Exercise details: Restate, exactly and without pictures, the lines from the start of the listing below through the line holding "ax = fig.add_axes([0, 0, 1, 1])".

Collected material:
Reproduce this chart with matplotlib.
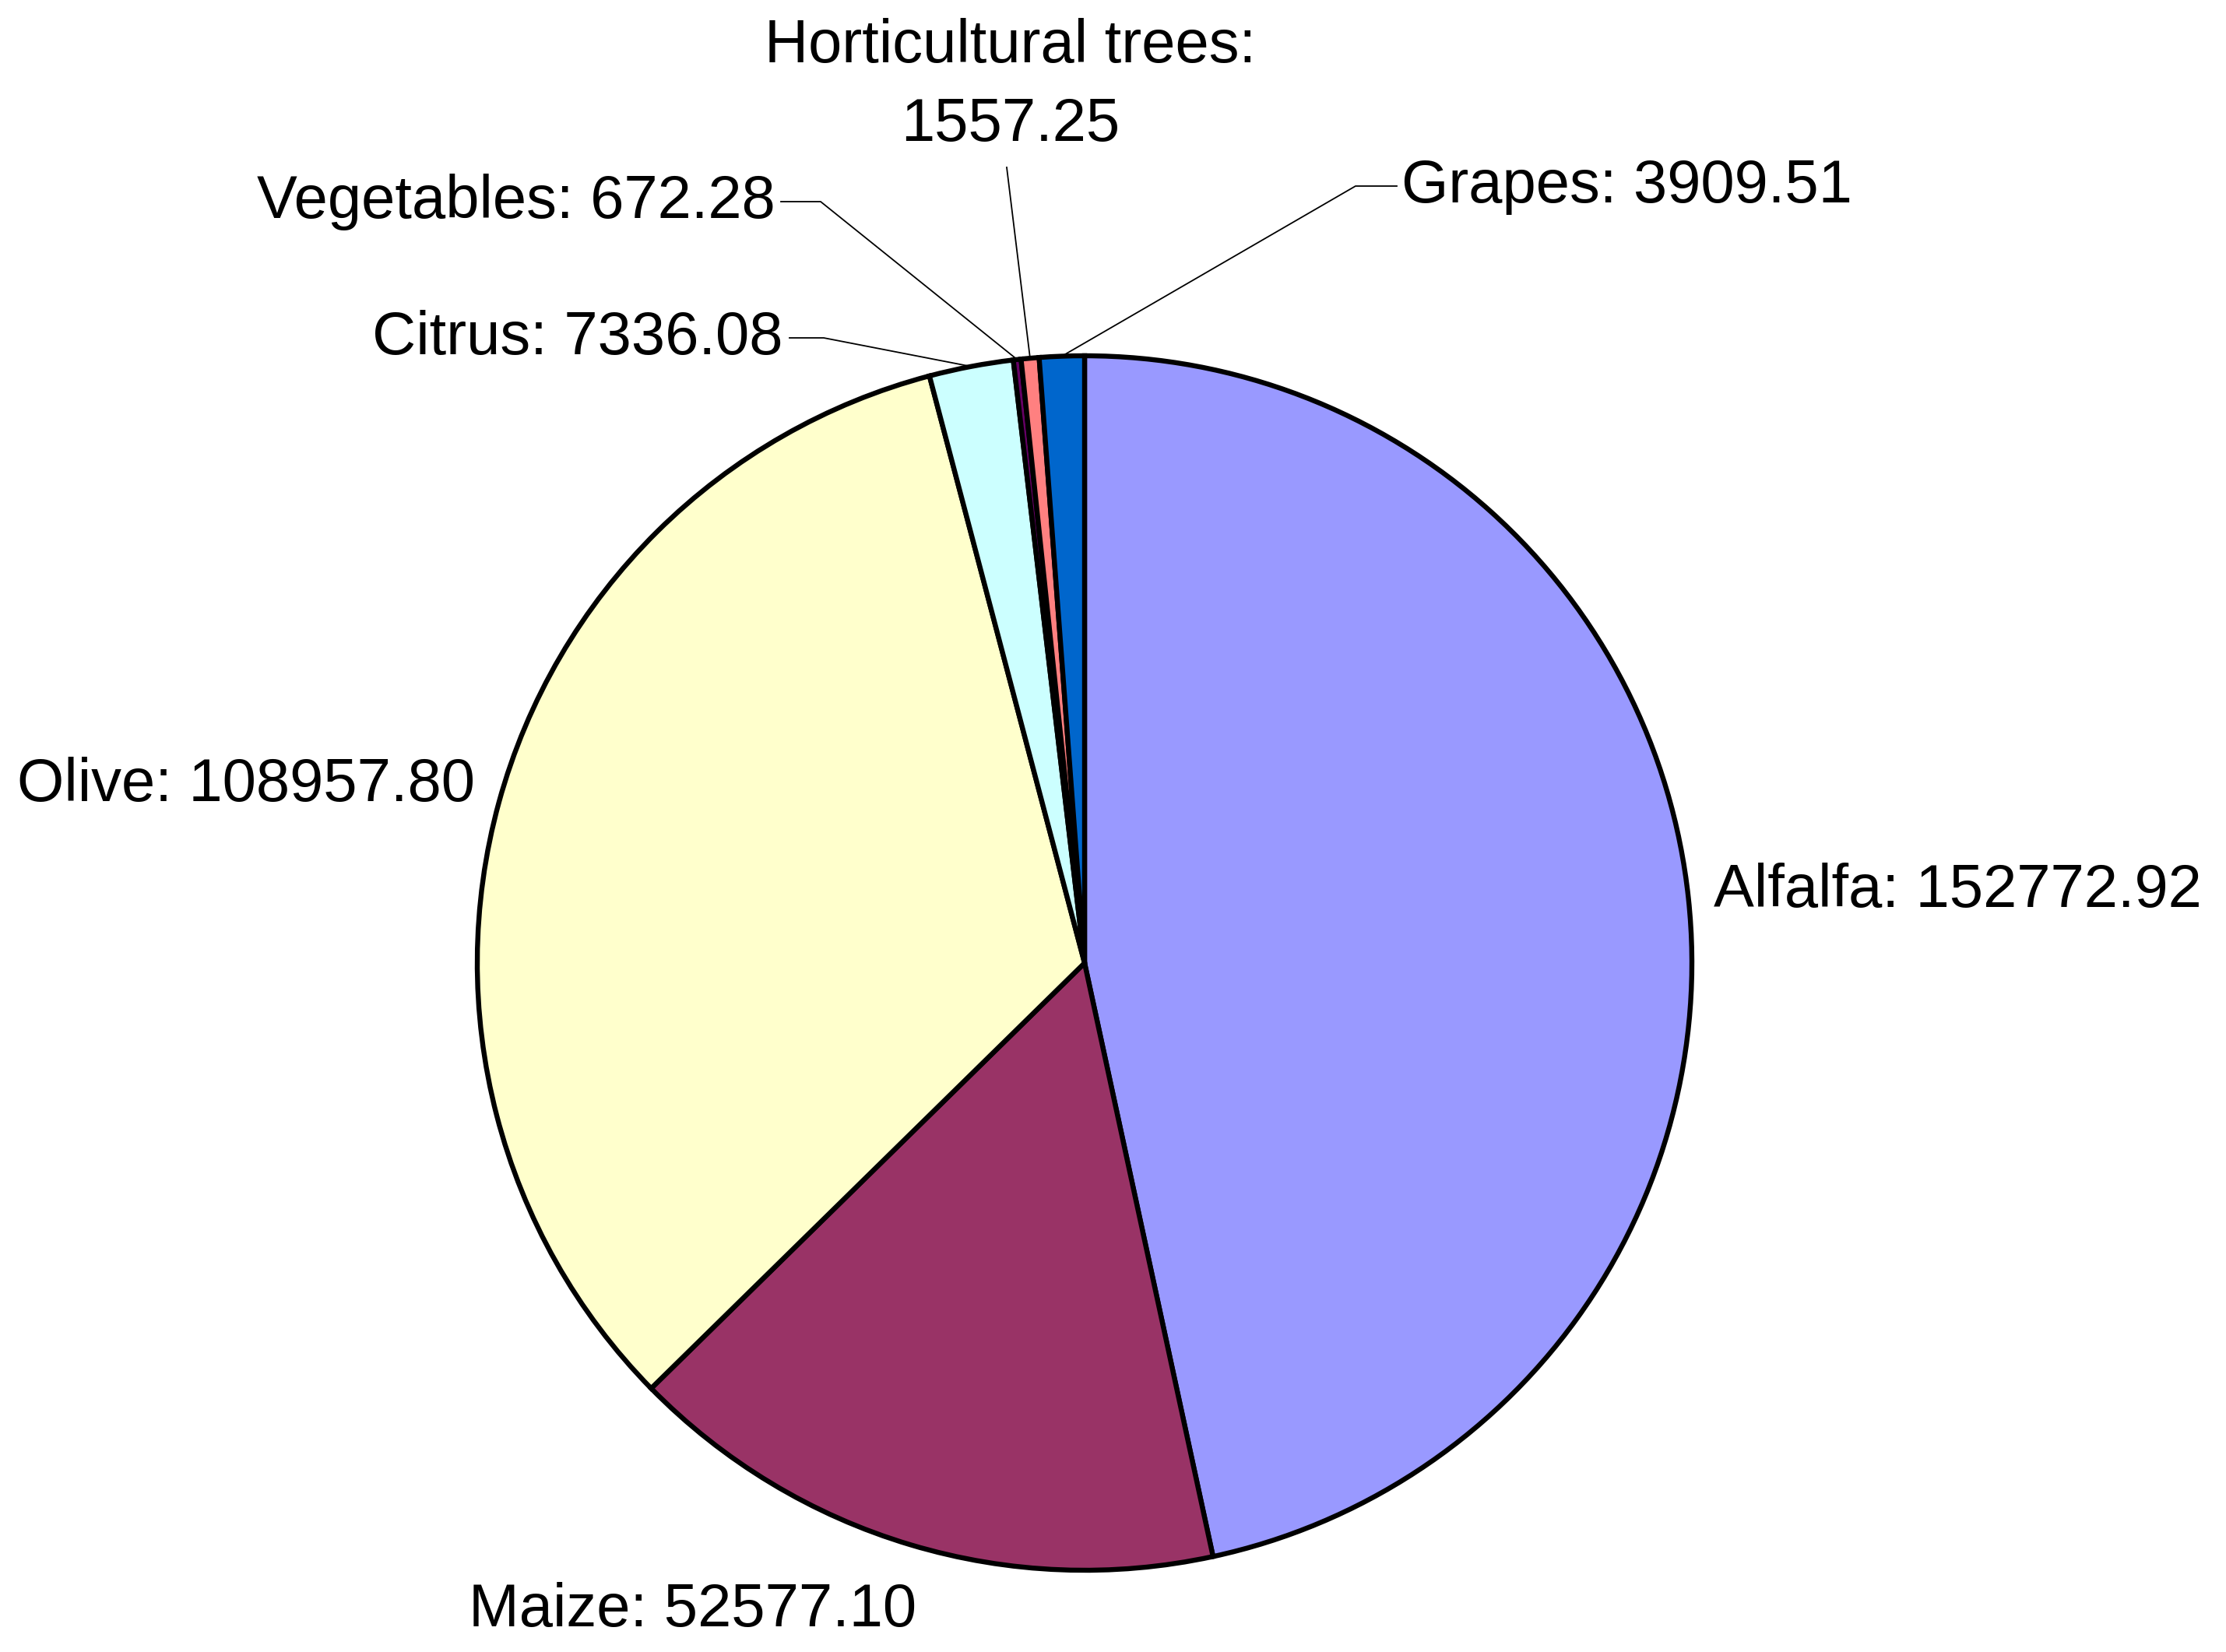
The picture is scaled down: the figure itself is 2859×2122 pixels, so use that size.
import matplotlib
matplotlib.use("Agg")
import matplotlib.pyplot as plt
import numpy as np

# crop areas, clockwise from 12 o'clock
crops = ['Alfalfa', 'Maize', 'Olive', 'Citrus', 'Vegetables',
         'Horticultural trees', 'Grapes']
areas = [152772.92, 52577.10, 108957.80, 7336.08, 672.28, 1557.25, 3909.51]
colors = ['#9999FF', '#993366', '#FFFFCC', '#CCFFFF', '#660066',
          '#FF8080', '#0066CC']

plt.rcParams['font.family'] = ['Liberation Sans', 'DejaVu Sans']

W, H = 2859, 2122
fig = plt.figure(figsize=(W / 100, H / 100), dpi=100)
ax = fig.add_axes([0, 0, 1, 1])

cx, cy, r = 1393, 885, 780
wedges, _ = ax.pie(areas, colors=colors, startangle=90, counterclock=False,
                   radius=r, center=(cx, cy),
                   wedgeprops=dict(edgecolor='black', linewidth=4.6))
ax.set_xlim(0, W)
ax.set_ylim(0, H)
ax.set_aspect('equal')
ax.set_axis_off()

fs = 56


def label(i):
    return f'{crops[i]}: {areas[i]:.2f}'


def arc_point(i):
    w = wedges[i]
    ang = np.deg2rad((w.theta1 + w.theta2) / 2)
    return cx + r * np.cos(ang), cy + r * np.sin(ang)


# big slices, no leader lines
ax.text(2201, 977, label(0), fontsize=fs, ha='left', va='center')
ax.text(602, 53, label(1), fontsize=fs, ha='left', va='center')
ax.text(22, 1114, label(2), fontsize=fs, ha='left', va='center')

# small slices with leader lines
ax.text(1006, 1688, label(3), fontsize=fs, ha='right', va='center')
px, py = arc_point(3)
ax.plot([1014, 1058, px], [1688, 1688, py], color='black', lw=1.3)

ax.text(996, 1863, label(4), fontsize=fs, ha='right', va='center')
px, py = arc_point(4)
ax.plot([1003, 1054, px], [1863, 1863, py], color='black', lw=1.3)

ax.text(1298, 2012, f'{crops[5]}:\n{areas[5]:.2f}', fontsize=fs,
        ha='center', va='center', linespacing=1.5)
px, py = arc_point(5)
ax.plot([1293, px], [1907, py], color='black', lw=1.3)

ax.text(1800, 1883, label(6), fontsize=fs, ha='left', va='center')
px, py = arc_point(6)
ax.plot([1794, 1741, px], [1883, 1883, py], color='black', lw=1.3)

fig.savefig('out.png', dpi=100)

Answer below:
Reproduce this chart with matplotlib.
The picture is scaled down: the figure itself is 2859×2122 pixels, so use that size.
import matplotlib
matplotlib.use("Agg")
import matplotlib.pyplot as plt
import numpy as np

# crop areas, clockwise from 12 o'clock
crops = ['Alfalfa', 'Maize', 'Olive', 'Citrus', 'Vegetables',
         'Horticultural trees', 'Grapes']
areas = [152772.92, 52577.10, 108957.80, 7336.08, 672.28, 1557.25, 3909.51]
colors = ['#9999FF', '#993366', '#FFFFCC', '#CCFFFF', '#660066',
          '#FF8080', '#0066CC']

plt.rcParams['font.family'] = ['Liberation Sans', 'DejaVu Sans']

W, H = 2859, 2122
fig = plt.figure(figsize=(W / 100, H / 100), dpi=100)
ax = fig.add_axes([0, 0, 1, 1])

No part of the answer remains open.